- Your goal
Pull out all lines from the listing below in which the word "draw" appears.

[start of Data records]

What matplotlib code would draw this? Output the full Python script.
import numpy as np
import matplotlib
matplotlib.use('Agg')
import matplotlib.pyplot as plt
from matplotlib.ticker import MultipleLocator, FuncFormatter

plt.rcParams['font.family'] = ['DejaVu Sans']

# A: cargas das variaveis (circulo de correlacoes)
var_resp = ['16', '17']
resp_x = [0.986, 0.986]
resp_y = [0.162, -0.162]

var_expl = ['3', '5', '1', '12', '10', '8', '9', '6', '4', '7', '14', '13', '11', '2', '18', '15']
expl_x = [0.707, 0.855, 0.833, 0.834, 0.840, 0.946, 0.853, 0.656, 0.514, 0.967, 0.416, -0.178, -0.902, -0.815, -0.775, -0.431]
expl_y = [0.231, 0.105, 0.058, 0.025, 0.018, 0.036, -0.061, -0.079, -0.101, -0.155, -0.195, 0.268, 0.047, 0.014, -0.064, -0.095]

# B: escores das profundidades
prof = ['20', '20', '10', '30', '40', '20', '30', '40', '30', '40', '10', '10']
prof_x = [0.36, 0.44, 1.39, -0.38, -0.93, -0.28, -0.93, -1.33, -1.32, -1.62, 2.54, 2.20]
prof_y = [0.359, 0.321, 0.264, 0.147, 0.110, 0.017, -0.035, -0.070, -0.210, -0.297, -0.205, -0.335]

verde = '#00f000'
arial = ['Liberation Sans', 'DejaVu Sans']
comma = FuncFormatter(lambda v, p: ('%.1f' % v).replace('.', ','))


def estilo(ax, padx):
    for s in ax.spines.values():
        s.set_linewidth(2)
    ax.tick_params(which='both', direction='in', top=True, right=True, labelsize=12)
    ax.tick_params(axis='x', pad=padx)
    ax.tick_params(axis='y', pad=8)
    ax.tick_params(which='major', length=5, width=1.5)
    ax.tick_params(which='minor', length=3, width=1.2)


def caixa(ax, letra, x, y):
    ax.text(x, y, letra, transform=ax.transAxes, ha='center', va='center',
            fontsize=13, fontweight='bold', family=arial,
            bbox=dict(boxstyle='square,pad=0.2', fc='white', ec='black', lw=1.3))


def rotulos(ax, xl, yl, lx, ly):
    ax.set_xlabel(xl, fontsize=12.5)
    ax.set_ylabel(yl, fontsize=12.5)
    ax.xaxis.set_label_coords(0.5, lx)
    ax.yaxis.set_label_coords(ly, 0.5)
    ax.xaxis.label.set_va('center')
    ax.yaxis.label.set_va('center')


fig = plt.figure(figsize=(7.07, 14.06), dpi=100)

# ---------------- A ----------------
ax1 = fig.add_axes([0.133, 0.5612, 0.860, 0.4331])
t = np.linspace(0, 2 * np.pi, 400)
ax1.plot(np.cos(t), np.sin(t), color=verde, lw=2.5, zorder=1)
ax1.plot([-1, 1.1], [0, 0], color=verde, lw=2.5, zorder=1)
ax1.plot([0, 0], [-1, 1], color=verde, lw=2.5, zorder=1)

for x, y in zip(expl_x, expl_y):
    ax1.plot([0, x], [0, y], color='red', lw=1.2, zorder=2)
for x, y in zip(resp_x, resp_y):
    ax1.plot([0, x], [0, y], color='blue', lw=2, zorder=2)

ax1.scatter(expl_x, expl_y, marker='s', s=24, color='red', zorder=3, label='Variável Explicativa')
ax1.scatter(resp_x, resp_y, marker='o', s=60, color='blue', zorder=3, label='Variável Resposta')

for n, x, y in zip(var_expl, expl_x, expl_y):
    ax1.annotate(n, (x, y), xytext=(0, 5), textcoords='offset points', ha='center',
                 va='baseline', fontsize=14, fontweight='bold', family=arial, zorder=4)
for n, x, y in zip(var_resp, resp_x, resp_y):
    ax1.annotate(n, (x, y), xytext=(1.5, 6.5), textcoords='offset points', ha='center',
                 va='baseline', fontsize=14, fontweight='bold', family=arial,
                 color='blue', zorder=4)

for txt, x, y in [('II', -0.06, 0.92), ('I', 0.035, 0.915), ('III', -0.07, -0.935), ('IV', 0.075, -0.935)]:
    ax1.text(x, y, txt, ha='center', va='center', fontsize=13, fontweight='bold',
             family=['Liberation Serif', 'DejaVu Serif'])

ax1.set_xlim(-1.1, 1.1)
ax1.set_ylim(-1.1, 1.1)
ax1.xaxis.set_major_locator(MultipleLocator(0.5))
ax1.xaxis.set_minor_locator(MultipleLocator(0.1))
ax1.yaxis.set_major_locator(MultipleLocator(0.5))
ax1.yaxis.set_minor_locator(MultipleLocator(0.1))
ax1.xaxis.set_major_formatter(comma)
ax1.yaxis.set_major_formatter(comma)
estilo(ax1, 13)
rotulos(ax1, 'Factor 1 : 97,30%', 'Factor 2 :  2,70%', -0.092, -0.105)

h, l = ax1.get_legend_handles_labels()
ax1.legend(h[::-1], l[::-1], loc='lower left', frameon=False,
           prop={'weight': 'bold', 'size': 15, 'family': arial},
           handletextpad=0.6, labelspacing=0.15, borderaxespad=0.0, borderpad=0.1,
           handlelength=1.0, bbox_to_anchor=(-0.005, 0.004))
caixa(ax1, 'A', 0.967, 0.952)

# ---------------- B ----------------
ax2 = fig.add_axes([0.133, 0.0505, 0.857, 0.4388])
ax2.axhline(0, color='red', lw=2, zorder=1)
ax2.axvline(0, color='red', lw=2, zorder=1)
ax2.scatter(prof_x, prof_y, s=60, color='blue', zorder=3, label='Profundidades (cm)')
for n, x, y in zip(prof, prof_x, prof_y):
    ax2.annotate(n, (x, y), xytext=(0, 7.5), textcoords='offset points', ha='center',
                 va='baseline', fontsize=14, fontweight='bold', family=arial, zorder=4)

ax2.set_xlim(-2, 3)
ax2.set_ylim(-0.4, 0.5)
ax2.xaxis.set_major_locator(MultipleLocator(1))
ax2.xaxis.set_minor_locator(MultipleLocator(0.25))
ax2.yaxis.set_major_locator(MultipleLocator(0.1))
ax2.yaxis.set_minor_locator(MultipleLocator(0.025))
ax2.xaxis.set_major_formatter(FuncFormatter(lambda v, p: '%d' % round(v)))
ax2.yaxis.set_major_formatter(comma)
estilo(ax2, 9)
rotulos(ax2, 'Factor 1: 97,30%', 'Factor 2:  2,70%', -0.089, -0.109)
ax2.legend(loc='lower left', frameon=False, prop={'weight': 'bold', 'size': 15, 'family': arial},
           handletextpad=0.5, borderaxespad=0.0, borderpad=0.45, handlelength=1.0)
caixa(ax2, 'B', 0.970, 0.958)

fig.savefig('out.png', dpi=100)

[end of Data records]
[start of Data records]

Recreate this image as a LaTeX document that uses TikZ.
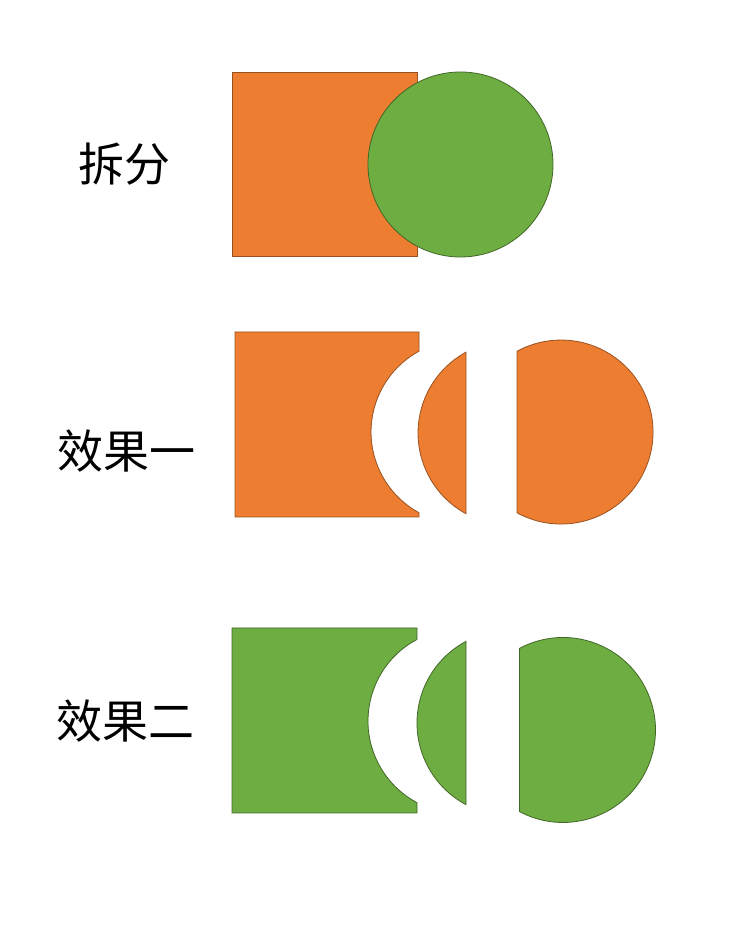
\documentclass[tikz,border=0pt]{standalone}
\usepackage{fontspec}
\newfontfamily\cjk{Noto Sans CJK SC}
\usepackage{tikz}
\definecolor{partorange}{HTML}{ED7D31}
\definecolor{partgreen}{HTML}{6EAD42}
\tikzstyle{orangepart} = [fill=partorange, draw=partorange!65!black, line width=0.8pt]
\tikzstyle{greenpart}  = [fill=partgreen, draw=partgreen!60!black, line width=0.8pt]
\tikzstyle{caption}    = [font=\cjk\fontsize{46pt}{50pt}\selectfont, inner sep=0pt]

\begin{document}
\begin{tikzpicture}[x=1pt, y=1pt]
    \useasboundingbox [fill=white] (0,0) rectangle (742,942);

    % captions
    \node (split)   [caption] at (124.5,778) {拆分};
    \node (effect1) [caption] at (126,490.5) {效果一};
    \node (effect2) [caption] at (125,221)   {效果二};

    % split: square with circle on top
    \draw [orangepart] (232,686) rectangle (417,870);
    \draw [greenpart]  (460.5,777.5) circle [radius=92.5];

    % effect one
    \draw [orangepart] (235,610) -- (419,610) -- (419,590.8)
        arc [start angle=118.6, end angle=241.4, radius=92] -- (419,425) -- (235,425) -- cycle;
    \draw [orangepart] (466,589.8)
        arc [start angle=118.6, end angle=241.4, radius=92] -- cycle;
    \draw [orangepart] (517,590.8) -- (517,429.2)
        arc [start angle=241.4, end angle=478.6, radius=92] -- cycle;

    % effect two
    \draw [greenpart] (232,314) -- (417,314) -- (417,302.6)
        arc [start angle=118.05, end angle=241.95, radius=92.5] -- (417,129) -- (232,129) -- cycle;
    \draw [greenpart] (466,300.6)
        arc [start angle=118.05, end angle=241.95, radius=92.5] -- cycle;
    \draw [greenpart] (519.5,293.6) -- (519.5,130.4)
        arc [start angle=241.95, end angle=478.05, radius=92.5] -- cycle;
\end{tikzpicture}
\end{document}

[end of Data records]
[start of Data records]

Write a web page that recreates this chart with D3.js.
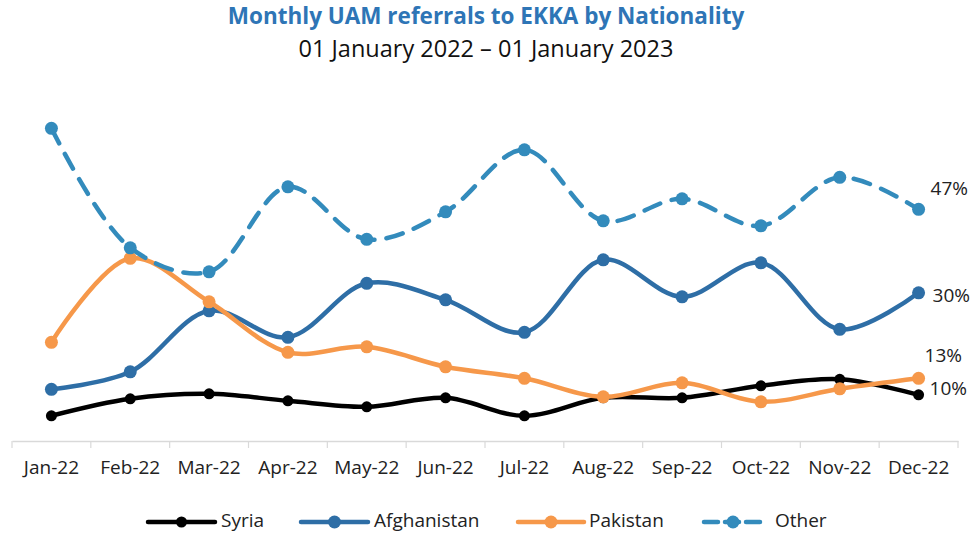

[end of Data records]

- Expected answer
What matplotlib code would draw this? Output the full Python script.
\tikzstyle{orangepart} = [fill=partorange, draw=partorange!65!black, line width=0.8pt]
\tikzstyle{greenpart}  = [fill=partgreen, draw=partgreen!60!black, line width=0.8pt]
    \draw [orangepart] (232,686) rectangle (417,870);
    \draw [greenpart]  (460.5,777.5) circle [radius=92.5];
    \draw [orangepart] (235,610) -- (419,610) -- (419,590.8)
    \draw [orangepart] (466,589.8)
    \draw [orangepart] (517,590.8) -- (517,429.2)
    \draw [greenpart] (232,314) -- (417,314) -- (417,302.6)
    \draw [greenpart] (466,300.6)
    \draw [greenpart] (519.5,293.6) -- (519.5,130.4)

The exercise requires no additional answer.